• [Short problem]:
Look at the data below and print exactly the lines from its first line through the line with "280, 290, 311, 332, 295, 283, 278, 277, 275]"; the pictures stay out of the copy.
# # # # #
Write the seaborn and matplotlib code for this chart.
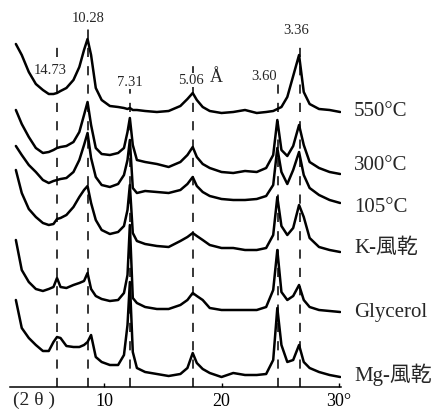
import numpy as np
import pandas as pd
import matplotlib
matplotlib.use("Agg")
import matplotlib.pyplot as plt
import seaborn as sns

# X-RAY DIFFRACTION TRACES (2-theta in degrees, stacked heights in arbitrary units)

two_theta = [2.5, 3.0, 3.6, 4.2, 4.8, 5.3, 5.7, 6.0, 6.3, 6.8,
             7.4, 7.9, 8.3, 8.6, 8.9, 9.3, 9.8, 10.5, 11.2, 11.7,
             12.0, 12.2, 12.45, 12.8, 13.5, 14.5, 15.5, 16.5, 17.1, 17.55,
             17.9, 18.4, 19.0, 20.0, 21.0, 22.0, 23.0, 23.8, 24.4, 24.75,
             25.1, 25.6, 26.1, 26.6, 27.0, 27.5, 28.3, 29.2, 30.1]

heat_550 = [343, 332, 315, 303, 297, 293, 293, 294, 296, 299,
            307, 320, 337, 348, 332, 299, 287, 281, 280, 279,
            278, 279, 277, 277, 276, 275, 276, 281, 288, 294,
            287, 280, 276, 274, 275, 277, 274, 275, 276, 278,
            280, 290, 311, 332, 295, 283, 278, 277, 275]

heat_300 = [277, 263, 250, 239, 234, 235, 237, 239, 240, 241,
            245, 255, 272, 285, 262, 239, 233, 232, 234, 239,
            255, 269, 242, 227, 225, 223, 220, 225, 232, 240,
            230, 223, 219, 215, 214, 216, 215, 219, 232, 267,
            237, 231, 241, 262, 242, 225, 219, 215, 213]

heat_105 = [241, 232, 222, 215, 207, 204, 206, 207, 208, 209,
            215, 227, 242, 254, 229, 210, 202, 200, 203, 212,
            227, 247, 199, 194, 196, 195, 194, 197, 203, 210,
            201, 195, 191, 188, 187, 187, 188, 191, 202, 239,
            215, 203, 217, 235, 212, 199, 192, 187, 184]

k_air = [217, 194, 178, 170, 164, 162, 163, 168, 169, 172,
         180, 190, 197, 201, 184, 167, 157, 153, 155, 161,
         177, 202, 154, 146, 143, 141, 140, 146, 150, 154,
         151, 147, 142, 139, 139, 137, 137, 139, 152, 190,
         161, 152, 159, 182, 170, 149, 140, 137, 135]

glycerol = [147, 117, 105, 98, 96, 98, 100, 109, 100, 99,
            102, 104, 106, 114, 98, 91, 88, 86, 87, 94,
            112, 162, 89, 84, 80, 78, 78, 82, 87, 94,
            91, 87, 79, 77, 77, 77, 77, 80, 97, 137,
            95, 87, 91, 102, 87, 80, 77, 76, 75]

mg_air = [87, 59, 49, 42, 36, 36, 45, 50, 49, 41,
          40, 40, 42, 45, 52, 30, 25, 22, 22, 32,
          62, 105, 35, 19, 15, 13, 11, 13, 19, 34,
          24, 18, 14, 10, 14, 12, 12, 13, 27, 79,
          42, 25, 27, 42, 25, 19, 15, 12, 10]

sample_names = ["550°C", "300°C", "105°C", "K-風乾", "Glycerol", "Mg-風乾"]
label_heights = [275, 222, 179, 139, 75, 12]

# d-spacings (Angstrom) marked on the pattern and their 2-theta positions
peak_labels = ["14.73", "10.28", "7.31", "5.06", "3.60", "3.36"]
peak_angles = [6.0, 8.64, 12.21, 17.57, 24.81, 26.7]
peak_tops = [342, 361, 299, 327, 304, 347]
label_x = [5.40, 8.64, 12.2, 17.40, 23.62, 26.34]
label_y = [317, 369, 305, 307, 310, 356]

traces = [heat_550, heat_300, heat_105, k_air, glycerol, mg_air]
df = pd.concat([
    pd.DataFrame({"two_theta": two_theta, "height": vals, "sample": name})
    for name, vals in zip(sample_names, traces)
])

sns.set_theme(style="white")
plt.rcParams["font.family"] = ["Liberation Serif", "Noto Sans CJK TC"]

fig = plt.figure(figsize=(4.44, 4.12), dpi=100)
ax = fig.add_axes([10/444, 25/412, 331/444, 387/412])

ax.vlines(peak_angles, 0, peak_tops, colors="black", linewidth=1.1,
          linestyles=(0, (6, 6)), zorder=1)

sns.lineplot(data=df, x="two_theta", y="height", hue="sample",
             palette={n: "black" for n in sample_names},
             estimator=None, sort=False, legend=False,
             linewidth=1.8, ax=ax, zorder=3)

for lab, x, y in zip(peak_labels, label_x, label_y):
    ax.text(x, y, lab, ha="center", va="center", fontsize=10.5, zorder=4,
            bbox=dict(facecolor="white", edgecolor="none", pad=0.3))
ax.text(19.6, 309, "Å", ha="center", va="center", fontsize=13, zorder=4)

for name, h in zip(sample_names, label_heights):
    ax.text(31.28, h, name, ha="left", va="center", fontsize=15)

ax.text(2.26, -13, "(2 θ )", ha="left", va="center", fontsize=14)

ax.set_xlim(2.0, 30.17)
ax.set_ylim(0, 387)
ax.set_xticks([10, 20, 30])
ax.set_xticklabels(["10", "20", "30°"], fontsize=13)
ax.set_yticks([])
ax.tick_params(axis="x", direction="in", length=3, width=1, pad=4,
               colors="black", bottom=True)
ax.set_xlabel("")
ax.set_ylabel("")
for s in ["top", "left", "right"]:
    ax.spines[s].set_visible(False)
ax.spines["bottom"].set_color("black")
ax.spines["bottom"].set_linewidth(1.1)
ax.patch.set_alpha(0)

fig.savefig("out.png", dpi=100)
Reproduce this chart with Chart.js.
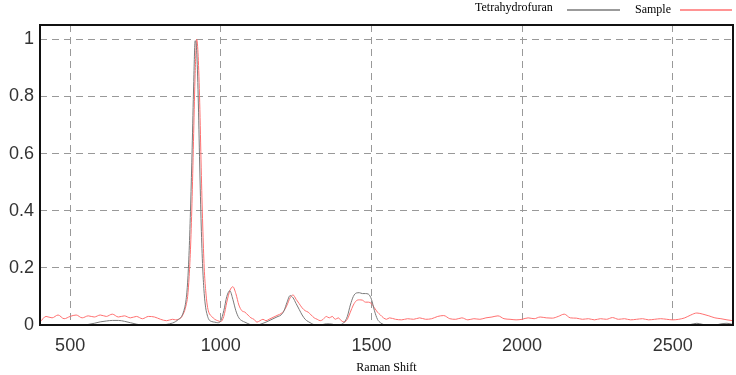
# # # # #
• [Worked solution]:
Write the seaborn and matplotlib code for this chart.
import numpy as np
import pandas as pd
import matplotlib
matplotlib.use("Agg")
import matplotlib.pyplot as plt
import seaborn as sns

# X-RAY DIFFRACTION TRACES (2-theta in degrees, stacked heights in arbitrary units)

two_theta = [2.5, 3.0, 3.6, 4.2, 4.8, 5.3, 5.7, 6.0, 6.3, 6.8,
             7.4, 7.9, 8.3, 8.6, 8.9, 9.3, 9.8, 10.5, 11.2, 11.7,
             12.0, 12.2, 12.45, 12.8, 13.5, 14.5, 15.5, 16.5, 17.1, 17.55,
             17.9, 18.4, 19.0, 20.0, 21.0, 22.0, 23.0, 23.8, 24.4, 24.75,
             25.1, 25.6, 26.1, 26.6, 27.0, 27.5, 28.3, 29.2, 30.1]

heat_550 = [343, 332, 315, 303, 297, 293, 293, 294, 296, 299,
            307, 320, 337, 348, 332, 299, 287, 281, 280, 279,
            278, 279, 277, 277, 276, 275, 276, 281, 288, 294,
            287, 280, 276, 274, 275, 277, 274, 275, 276, 278,
            280, 290, 311, 332, 295, 283, 278, 277, 275]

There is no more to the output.